Russia’s Daniil Medvedev ‘feels sorry’ for Ukrainian players competing amid war

Russia’s Daniil Medvedev ‘feels sorry’ for Ukrainian players competing amid war

Russian Daniil Medvedev says he “feels sorry” for Ukrainian players competing on tour amid the invasion of their country.

It comes after Ukraine’s Lesia Tsurenko withdrew from her match against Belarusian Aryna Sabalenka due what she said was a panic attack. Tsurenko said she had been left “absolutely shocked” following a discussion with Steve Simon, the head of the WTA Tour, about the sport’s response to the ongoing war.

The world number one Iga Swiatek called for more support for Ukrainian players following Tsurenko’s decision to withdraw from the tournament, which gave Sabalenka a walkover into the fourth round.

“I definitely do feel sorry for all the Ukrainian players and what they go through,” Medvedev said after reaching the semi-finals at Indian Wells on Wednesday.

“Of course we have a responsibility (to talk about the issue) and it depends how every person, individual, will do with it. I’ve always said the same, I’m for peace all over the world and that’s all I can say.”

Russian and Belarusian players have been allowed to compete on both the ATP and WTA Tours but without national affiliation since the outbreak of the war, with the exception of Wimbledon and other tournaments organised by the LTA.

There was further controversy this week when Russia’s Anastasia Potapova wore a Spartak Moscow football shirt ahead of her third-round match with Jessica Pegula on Tuesday. Swiatek led the criticism of Potapova and said Russian players should not publicly show support for the country during its invasion of Ukraine.

The WTA has since issued a formal warning to the 21-year-old Potapova, who said she has supported Russian Premier League team Spartak Moscow since she was 13 and said she saw no provocation in it.
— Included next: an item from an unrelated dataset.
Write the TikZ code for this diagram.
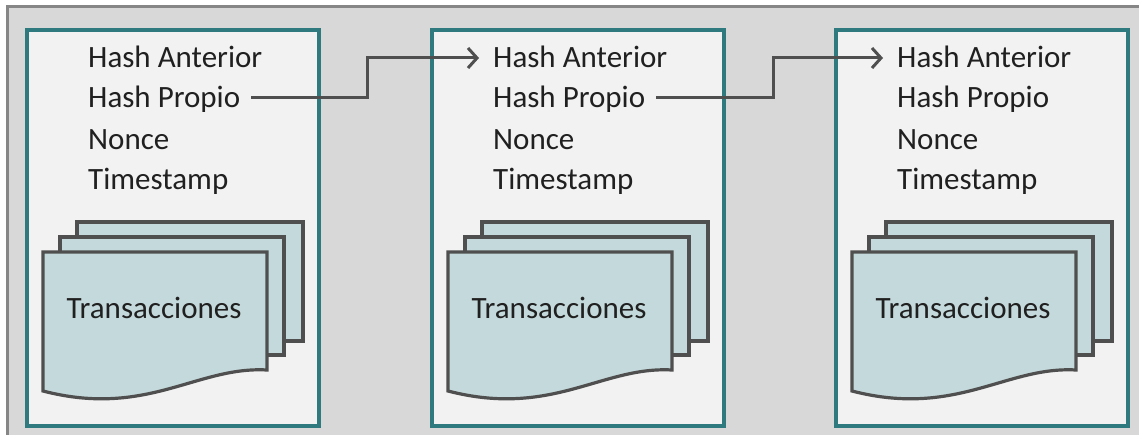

Daniil Medvedev (Getty Images)
Daniil Medvedev (Getty Images)

"To be honest, I was surprised," said Poland’s Swiatek, who wears a Ukrainian flag on her cap during her matches, after her third-round victory over Bianca Andreescu. "I thought the player realised that she should not, even if she is a fan of the team, show her views in this way at such times.

"I’ve talked to the WTA and in a way I found out that there should be less such situations because they will explain to other players that you can’t promote any Russian teams these days, which reassured me a bit.

"On the other hand, I think these situations unfortunately happen because this announcement should have taken place much earlier. There was a lot of chaos in the locker room at the beginning of the war.

"It was not clear how to approach everything, which causes such unpleasant situations. I think if there had been better leadership from the beginning, maybe we would have avoided such situations."